What three ingredients are contributing to the current strong global economy?
In today’s episode of Market Week in Review, when Head of AIS Business Solutions Sophie Antal Gilbert was joined by Quantitative Investment Strategist, Dr. Kara Ng, they laid out the three ingredients which are contributing to the current strong global economy.
The need for Goldilocks conditions
Before she revealed the recipe for the current global market strength, Ng first analyzed our current late-cycle market. She said, “When you’re ten years into an economic expansion, like we are, you need Goldilocks conditions to be able to extend the expansion. So, for example, if growth gets too hot, then the Fed (the U.S. Federal Reserve) fears overheating. This could result in restrictive monetary policy, which could lead to a recession. On the other hand, if growth gets too cold, then, yes, the Fed would be accommodative.”

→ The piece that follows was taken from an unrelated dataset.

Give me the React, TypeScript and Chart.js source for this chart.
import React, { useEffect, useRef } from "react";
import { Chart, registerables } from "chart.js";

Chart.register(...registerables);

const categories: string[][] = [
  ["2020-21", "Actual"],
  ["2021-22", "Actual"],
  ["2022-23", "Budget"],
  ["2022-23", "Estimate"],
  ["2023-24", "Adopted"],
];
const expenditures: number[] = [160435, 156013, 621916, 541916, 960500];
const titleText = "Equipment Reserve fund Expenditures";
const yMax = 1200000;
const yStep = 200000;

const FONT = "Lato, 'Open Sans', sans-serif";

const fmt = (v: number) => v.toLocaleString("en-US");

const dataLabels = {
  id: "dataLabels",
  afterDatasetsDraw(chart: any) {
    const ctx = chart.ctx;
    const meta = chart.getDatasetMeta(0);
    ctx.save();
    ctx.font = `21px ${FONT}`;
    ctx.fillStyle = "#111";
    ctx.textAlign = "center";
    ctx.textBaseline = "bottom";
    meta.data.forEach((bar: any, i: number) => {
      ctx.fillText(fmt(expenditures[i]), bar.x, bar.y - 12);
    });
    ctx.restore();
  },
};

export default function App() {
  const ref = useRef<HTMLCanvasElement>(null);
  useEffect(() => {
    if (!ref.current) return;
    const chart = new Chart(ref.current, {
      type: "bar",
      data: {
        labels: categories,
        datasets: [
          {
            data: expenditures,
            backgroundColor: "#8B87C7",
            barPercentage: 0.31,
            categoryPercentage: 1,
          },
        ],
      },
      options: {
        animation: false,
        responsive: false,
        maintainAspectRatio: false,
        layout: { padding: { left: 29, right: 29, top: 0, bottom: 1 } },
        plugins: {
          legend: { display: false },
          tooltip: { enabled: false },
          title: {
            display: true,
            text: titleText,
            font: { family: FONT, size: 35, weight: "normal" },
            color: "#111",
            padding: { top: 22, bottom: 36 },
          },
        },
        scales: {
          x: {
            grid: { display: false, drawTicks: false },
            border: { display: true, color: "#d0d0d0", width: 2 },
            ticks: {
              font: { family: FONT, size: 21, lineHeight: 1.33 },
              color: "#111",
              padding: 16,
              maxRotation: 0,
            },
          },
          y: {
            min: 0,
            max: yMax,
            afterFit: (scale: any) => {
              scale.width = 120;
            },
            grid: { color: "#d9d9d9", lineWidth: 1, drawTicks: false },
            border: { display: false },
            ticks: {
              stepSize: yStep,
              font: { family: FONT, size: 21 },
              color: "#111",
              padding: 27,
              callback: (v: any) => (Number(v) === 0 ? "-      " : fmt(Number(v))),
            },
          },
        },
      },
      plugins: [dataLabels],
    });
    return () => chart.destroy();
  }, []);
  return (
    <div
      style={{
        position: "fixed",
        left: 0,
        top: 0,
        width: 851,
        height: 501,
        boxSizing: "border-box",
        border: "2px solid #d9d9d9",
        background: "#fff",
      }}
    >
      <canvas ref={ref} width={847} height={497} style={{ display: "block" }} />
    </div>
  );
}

Ng explained that growth slowdown could start a negative-confidence spiral, meaning that if consumers and businesses become pessimistic, then spending and hiring would likely slow, and this too could raise recession probabilities. Ng defined just-right Goldilocks conditions this way: “We just need the economy to hum at positive-but-mediocre, have growth be strong enough to support spending and hiring, but soft enough to keep the Fed accommodative.” Ng said that right now, it looks like growth conditions could be just right.
Ng also mentioned seeing some green shoots in the global economic data, specifically in China. “Particularly for this month, industrial production accelerated sharply for March, such that the year-on-year growth rate is the highest in almost five years. And it was much higher than consensus expectations. Fixed-asset investment and also retail sales also accelerated.” Ng called this “very positive news,” and not just for the Chinese domestic economy. She explained: “Many companies’ earnings are dependent on foreign demand and you’re exactly right in saying that China’s economy is one of the largest in the world, so Chinese demand has an impact on many companies’ earnings.”

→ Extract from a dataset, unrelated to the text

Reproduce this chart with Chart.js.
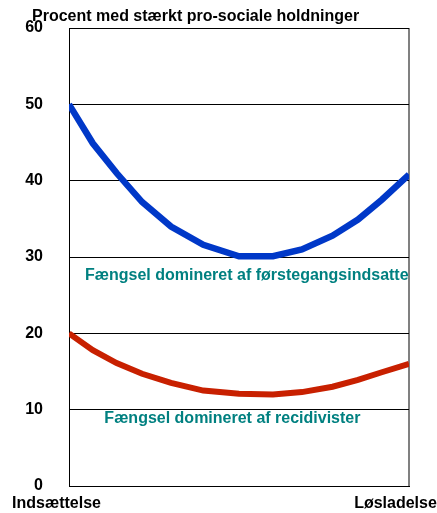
<!DOCTYPE html>
<html>
<head>
<meta charset="utf-8">
<script src="https://cdn.jsdelivr.net/npm/chart.js@4/dist/chart.umd.min.js"></script>
<style>
  html, body { margin: 0; padding: 0; background: #fff; }
  canvas { display: block; }
</style>
</head>
<body>
<canvas id="chart" width="437" height="513"></canvas>
<script>
// Daten
const tidspunkt = [0, 7, 14, 21.5, 30, 39.5, 50, 60, 68.5, 77.5, 85, 92, 100];
const foerstegang = [50, 44.9, 41.0, 37.2, 34.0, 31.6, 30.1, 30.1, 31.0, 32.8, 34.9, 37.5, 40.8];
const recidivister = [20, 17.8, 16.1, 14.7, 13.5, 12.5, 12.1, 12.0, 12.3, 13.0, 13.9, 14.9, 16.0];
const yTicks = [0, 10, 20, 30, 40, 50, 60];
const xLabels = ['Indsættelse', 'Løsladelse'];
const noteLabels = ['Fængsel domineret af førstegangsindsatte', 'Fængsel domineret af recidivister'];
const titel = 'Procent med stærkt pro-sociale holdninger';

const FONT = 'bold 16px "Liberation Sans", Arial, sans-serif';
const TEAL = '#008080';

// Tekster: titel, x-labels og kurvenoter
const tekstPlugin = {
  id: 'tekster',
  afterDraw(chart) {
    const { ctx, scales: { x, y } } = chart;
    ctx.save();
    ctx.font = FONT;
    ctx.textBaseline = 'alphabetic';
    ctx.textAlign = 'left';
    ctx.fillStyle = '#000';
    ctx.fillText(titel, 32, 21);

    // x-labels ved start og slut
    ctx.textAlign = 'center';
    ctx.fillText(xLabels[0], x.getPixelForValue(0) - 12.5, 508);
    ctx.fillText(xLabels[1], x.getPixelForValue(100) - 13.5, 508);

    // noter ved kurverne
    ctx.textAlign = 'left';
    ctx.fillStyle = TEAL;
    ctx.fillText(noteLabels[0], x.getPixelForValue(4.7), y.getPixelForValue(27.0));
    ctx.fillText(noteLabels[1], x.getPixelForValue(10.4), y.getPixelForValue(8.2));
    ctx.restore();
  }
};

const ctx = document.getElementById('chart').getContext('2d');
new Chart(ctx, {
  type: 'line',
  data: {
    datasets: [
      {
        label: noteLabels[0],
        data: tidspunkt.map((t, i) => ({ x: t, y: foerstegang[i] })),
        borderColor: '#0038C8',
        borderWidth: 6.5,
        pointRadius: 0,
        tension: 0,
        fill: false
      },
      {
        label: noteLabels[1],
        data: tidspunkt.map((t, i) => ({ x: t, y: recidivister[i] })),
        borderColor: '#C82000',
        borderWidth: 6,
        pointRadius: 0,
        tension: 0,
        fill: false
      }
    ]
  },
  options: {
    responsive: false,
    animation: false,
    layout: { padding: { left: 0, top: 28, right: 28, bottom: 27 } },
    plugins: {
      legend: { display: false },
      tooltip: { enabled: false },
      title: { display: false }
    },
    scales: {
      x: {
        type: 'linear',
        min: 0,
        max: 100,
        ticks: { display: false, stepSize: 100 },
        grid: {
          drawTicks: false,
          color: c => (c.tick && c.tick.value === 100 ? '#808080' : '#000'),
          lineWidth: c => (c.tick && c.tick.value === 100 ? 2 : 1)
        },
        border: { display: true, color: '#000', width: 1 },
        afterFit: s => { s.height = 0; }
      },
      y: {
        min: 0,
        max: 60,
        afterBuildTicks: s => { s.ticks = yTicks.map(v => ({ value: v })); },
        ticks: {
          color: '#000',
          font: { family: '"Liberation Sans", Arial, sans-serif', size: 16, weight: 'bold' },
          padding: 26
        },
        grid: { drawTicks: false, color: '#000', lineWidth: 1 },
        border: { display: true, color: '#000', width: 1 },
        // tick-padding må ikke skubbe plotområdet ned/op
        afterFit: s => { s.width = 69; s.paddingTop = 0; s.paddingBottom = 0; }
      }
    }
  },
  plugins: [tekstPlugin]
});
</script>
</body>
</html>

April Flash PMI numbers: How spicy were they?
The conversation shifted to April Flash Purchasing Managers’ Index numbers. When asked how spicy the numbers were compared to March numbers, Ng said, “The April update is less spicy.” She explained how, on March 22, 2019, low German manufacturing numbers created a growth scare that made the U.S. Ten-Year Treasury/Three-Month Treasury yield curve briefly invert for a week. “For this April PMI report,” said Ng, “It was a bit lackluster, but it was nowhere near as spicy as that previous report." She added that the bond market did not overreact.

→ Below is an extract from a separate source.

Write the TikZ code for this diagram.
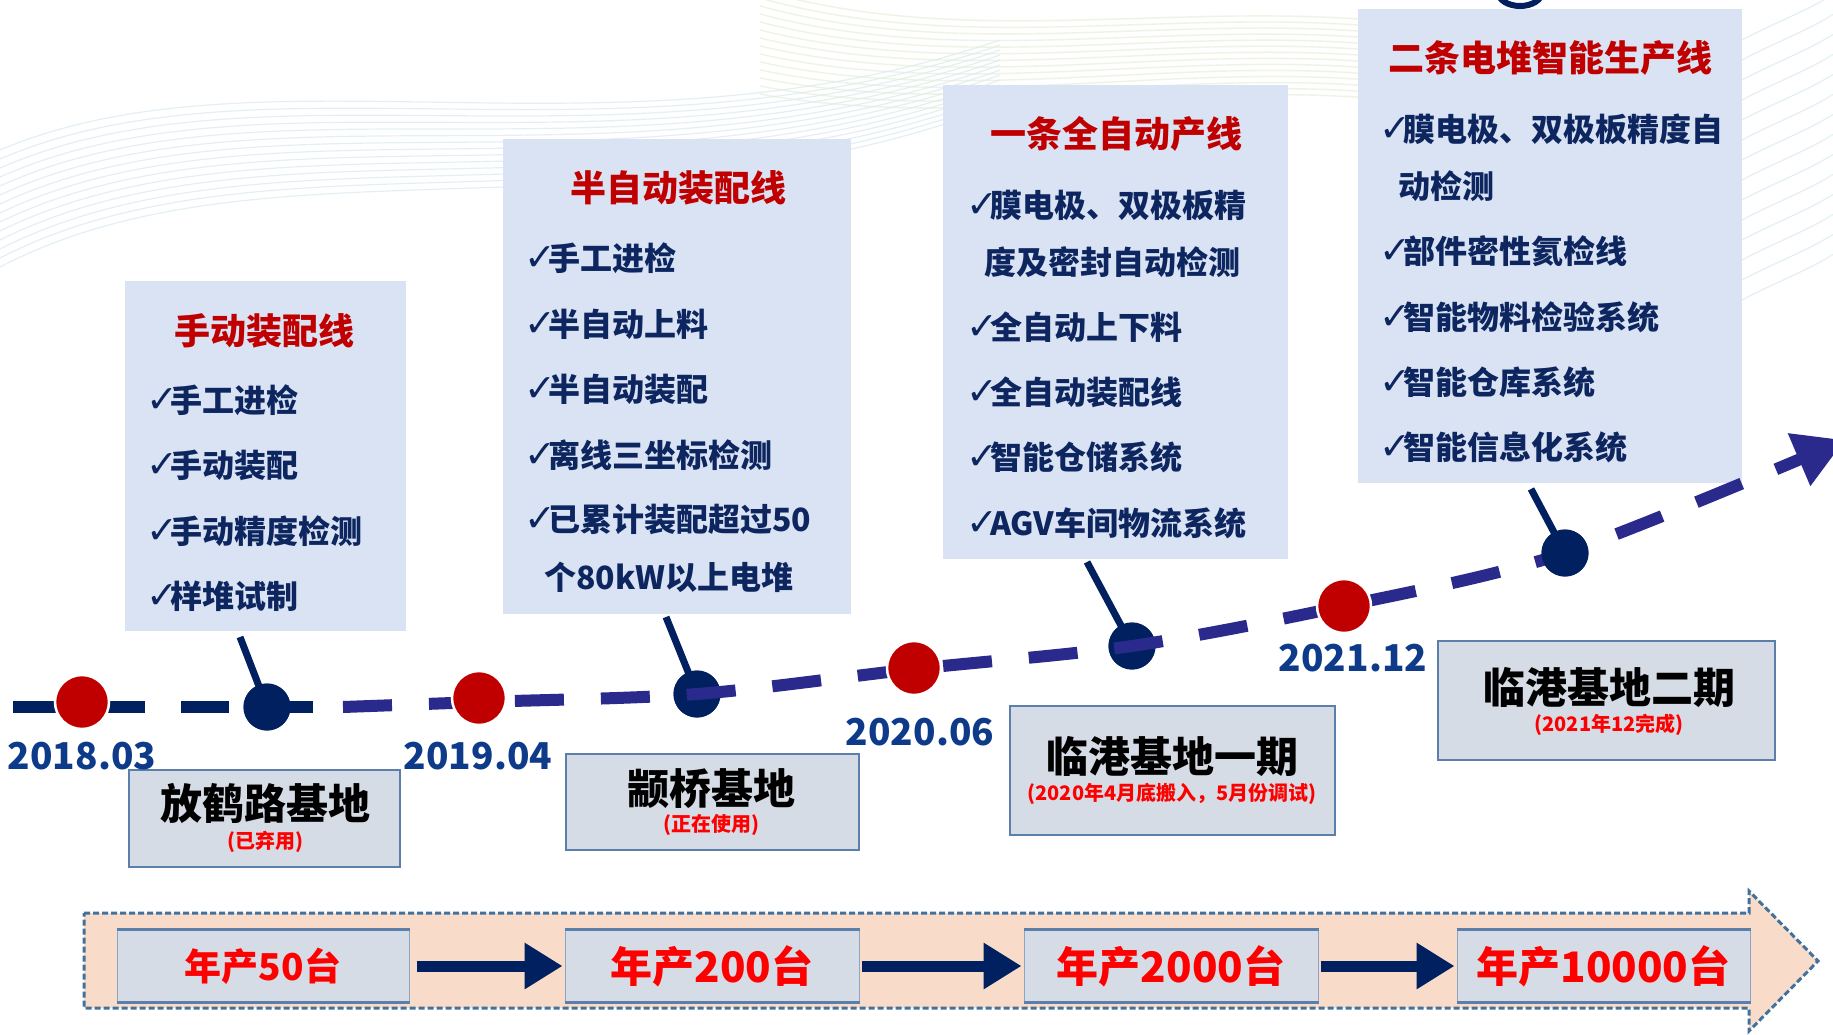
\documentclass[tikz,border=0pt]{standalone}
\usepackage{fontspec}
\setmainfont{Noto Sans CJK SC}
\newfontfamily\chkfont{DejaVu Sans}
\usetikzlibrary{arrows.meta}
\definecolor{navy}{HTML}{002060}
\definecolor{indigo}{HTML}{2A2A8C}
\definecolor{dotred}{HTML}{C00000}
\definecolor{topfill}{HTML}{DAE3F3}
\definecolor{basefill}{HTML}{D6DCE5}
\definecolor{baseedge}{HTML}{5B7FAA}
\definecolor{datecol}{HTML}{0E3A8A}
\definecolor{itemcol}{HTML}{0D2660}
\definecolor{bandfill}{HTML}{F8DCC9}
\definecolor{bandedge}{HTML}{41719C}
\definecolor{brightred}{HTML}{FF0000}
\definecolor{wavecol}{HTML}{CFE3EE}
\definecolor{wavegreen}{HTML}{E2EED2}
\newcommand\chkmk{\makebox[24pt][l]{\fontsize{38}{38}\chkfont\mdseries\selectfont ✓}}
\begin{document}
\begin{tikzpicture}[x=1pt,y=-1pt,
  topbox/.style={fill=topfill,draw=none,inner sep=0},
  toptitle/.style={text=dotred,inner sep=0,font=\fontsize{36}{40}\selectfont\bfseries},
  item/.style={anchor=west,inner sep=0,text=itemcol,font=\fontsize{32}{38}\selectfont\bfseries},
  basebox/.style={fill=basefill,draw=baseedge,line width=2.5pt,inner sep=0},
  basetitle/.style={inner sep=0,text=black,font=\fontsize{42}{46}\selectfont\bfseries},
  basesub/.style={inner sep=0,text=brightred,font=\fontsize{20}{22}\selectfont\bfseries},
  datelbl/.style={inner sep=0,text=datecol,font=\fontsize{37}{40}\selectfont\bfseries},
  stem/.style={navy,line width=7pt},
  navydot/.style={circle,fill=navy,minimum size=47pt,inner sep=0},
  reddot/.style={circle,fill=dotred,draw=white,line width=2.5pt,minimum size=54pt,inner sep=0},
  dashA/.style={navy,line width=12pt,dash pattern=on 48pt off 36pt},
  dashB/.style={indigo,line width=12pt,dash pattern=on 49pt off 37pt},
  prodbox/.style={fill=basefill,draw=baseedge!70,line width=1pt,inner sep=0,minimum height=72pt},
  prodtxt/.style={inner sep=0,text=brightred,font=\fontsize{42}{46}\selectfont\bfseries},
  prodedge/.style={draw=baseedge,line width=3.5pt},
  bigarrow/.style={navy,line width=11pt,-{Triangle[length=38pt,width=44pt]}},
  wave/.style={wavecol,line width=1.2pt,opacity=0.55},
  waveg/.style={wavegreen,line width=1.4pt,opacity=0.6}]
\useasboundingbox (0,0) rectangle (1833,1034);
\begin{scope}
\clip (0,0) rectangle (1833,1034);
\fill[white] (0,0) rectangle (1833,1034);
% background waves
\foreach \i in {0,...,13}{
  \draw[wave] (0,150+9*\i) .. controls (260,40+7*\i) and (620,170+6*\i) .. (1000,40+5*\i);
  \draw[waveg] (760,-10+8*\i) .. controls (1000,60+6*\i) and (1250,-20+6*\i) .. (1500,40+6*\i);
  \draw[wave] (1742,40+20*\i) .. controls (1780,20+20*\i) and (1810,10+20*\i) .. (1840,-10+20*\i);
}
\draw[navy,line width=6pt] (1520,-8) ellipse (22 and 14);

% top boxes
\node[topbox,minimum width=281pt,minimum height=350pt] (b1) at (265.5,456) {};
\node[topbox,minimum width=348pt,minimum height=475pt] (b2) at (677,376.5) {};
\node[topbox,minimum width=345pt,minimum height=474pt] (b3) at (1115.5,322) {};
\node[topbox,minimum width=384pt,minimum height=474pt] (b4) at (1550,246) {};

\node[toptitle] (t1) at (264,331) {手动装配线};
\node[item] (b1i1) at (146,400) {\chkmk 手工进检};
\node[item] (b1i2) at (146,465) {\chkmk 手动装配};
\node[item] (b1i3) at (146,531) {\chkmk 手动精度检测};
\node[item] (b1i4) at (146,596) {\chkmk 样堆试制};

\node[toptitle] (t2) at (678,188) {半自动装配线};
\node[item] (b2i1) at (524,258) {\chkmk 手工进检};
\node[item] (b2i2) at (524,324) {\chkmk 半自动上料};
\node[item] (b2i3) at (524,389) {\chkmk 半自动装配};
\node[item] (b2i4) at (524,455) {\chkmk 离线三坐标检测};
\node[item] (b2i5) at (524,519) {\chkmk 已累计装配超过50};
\node[item] (b2i6) at (544,577) {个80kW以上电堆};

\node[toptitle] (t3) at (1116,134) {一条全自动产线};
\node[item] (b3i1) at (966,205) {\chkmk 膜电极、双极板精};
\node[item] (b3i2) at (984,262) {度及密封自动检测};
\node[item] (b3i3) at (966,327) {\chkmk 全自动上下料};
\node[item] (b3i4) at (966,392) {\chkmk 全自动装配线};
\node[item] (b3i5) at (966,457) {\chkmk 智能仓储系统};
\node[item] (b3i6) at (966,523) {\chkmk AGV车间物流系统};

\node[toptitle] (t4) at (1550,58) {二条电堆智能生产线};
\node[item] (b4i1) at (1379,129) {\chkmk 膜电极、双极板精度自};
\node[item] (b4i2) at (1398,186) {动检测};
\node[item] (b4i3) at (1379,251) {\chkmk 部件密性氦检线};
\node[item] (b4i4) at (1379,317) {\chkmk 智能物料检验系统};
\node[item] (b4i5) at (1379,382) {\chkmk 智能仓库系统};
\node[item] (b4i6) at (1379,447) {\chkmk 智能信息化系统};

% base boxes
\node[basebox,minimum width=271pt,minimum height=97pt] (p1) at (264.5,818.5) {};
\node[basebox,minimum width=293pt,minimum height=96pt] (p2) at (712.5,802) {};
\node[basebox,minimum width=325pt,minimum height=129pt] (p3) at (1172.5,770.5) {};
\node[basebox,minimum width=337pt,minimum height=119pt] (p4) at (1606.5,700.5) {};
\node[basetitle] (p1t) at (265,803) {放鹤路基地};
\node[basesub] (p1s) at (265,842) {(已弃用)};
\node[basetitle] (p2t) at (711,789) {颛桥基地};
\node[basesub] (p2s) at (711,825) {(正在使用)};
\node[basetitle] (p3t) at (1172,756) {临港基地一期};
\node[basesub] (p3s) at (1172,794) {(2020年4月底搬入，5月份调试)};
\node[basetitle] (p4t) at (1609,687) {临港基地二期};
\node[basesub] (p4s) at (1609,725) {(2021年12完成)};

% timeline
\coordinate (st1) at (240,637);
\coordinate (st2) at (666,617);
\coordinate (st3) at (1087,562);
\coordinate (st4) at (1531,489);
\node[navydot] (d1) at (267,707) {};
\node[navydot] (d2) at (697,694) {};
\node[navydot] (d3) at (1132,646) {};
\node[navydot] (d4) at (1565,553) {};
\draw[stem] (st1) -- (d1.center);
\draw[stem] (st2) -- (d2.center);
\draw[stem] (st3) -- (d3.center);
\draw[stem] (st4) -- (d4.center);
\node[navydot] at (d2) {};
\node[navydot] at (d3) {};

\coordinate (l1a) at (13,707);
\coordinate (l1b) at (317,707);
\draw[dashA] (l1a) -- (l1b);
\coordinate (l2a) at (343,707);
\coordinate (l2b) at (479,702);
\coordinate (l2c) at (914,669);
\coordinate (l2d) at (1344,606);
\coordinate (l2e) at (1845,440);
\draw[dashB,-{Triangle[length=50pt,width=54pt]}] plot[smooth,tension=0.5] coordinates {(l2a) (l2b) (d2.center) (l2c) (d3.center) (l2d) (d4.center) (l2e)};

\node[navydot] at (d1) {};
\node[navydot] at (d4) {};
\node[reddot] (r1) at (82,702) {};
\node[reddot] (r2) at (479,698) {};
\node[reddot] (r3) at (914,668) {};
\node[reddot] (r4) at (1344,606) {};

\node[datelbl] (y1) at (82,756) {2018.03};
\node[datelbl] (y2) at (478,756) {2019.04};
\node[datelbl] (y3) at (920,732) {2020.06};
\node[datelbl] (y4) at (1353,658) {2021.12};

% bottom band
\draw[fill=bandfill,draw=bandedge,line width=3pt,dash pattern=on 6pt off 3pt]
  (84,913) -- (1749,913) -- (1749,891) -- (1818,961) -- (1749,1031) -- (1749,1008) -- (84,1008) -- cycle;
\node[prodbox,minimum width=292pt] (q1) at (263,966) {};
\node[prodbox,minimum width=294pt] (q2) at (712,966) {};
\node[prodbox,minimum width=294pt] (q3) at (1171,966) {};
\node[prodbox,minimum width=293pt] (q4) at (1603.5,966) {};
\foreach \q in {q1,q2,q3,q4}{
  \draw[prodedge] (\q.north west) -- (\q.north east);
  \draw[prodedge] (\q.south west) -- (\q.south east);
}
\node[prodtxt,font=\fontsize{37}{40}\selectfont\bfseries] (q1t) at (q1) {年产50台};
\node[prodtxt] (q2t) at (q2) {年产200台};
\node[prodtxt] (q3t) at (q3) {年产2000台};
\node[prodtxt] (q4t) at (q4) {年产10000台};
\draw[bigarrow] ([xshift=7pt]q1.east) -- ([xshift=-2pt]q2.west);
\draw[bigarrow] ([xshift=2pt]q2.east) -- ([xshift=-2pt]q3.west);
\draw[bigarrow] ([xshift=2pt]q3.east) -- ([xshift=-2pt]q4.west);
\end{scope}
\end{tikzpicture}
\end{document}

Finally: The three ingredients
While the overall PMI report was a bit downbeat, Ng said, “We’re not too concerned, because we have three ingredients in place: One, Chinese growth seems to be stabilizing because of government stimulus. Two, central banks globally have shifted to a more dovish policy. And three, trade negotiations seem to be wrapping up and that will remove a source of friction and uncertainty. Going forward, we still expect growth to stabilize to at-trend to maybe a little bit above trend levels.”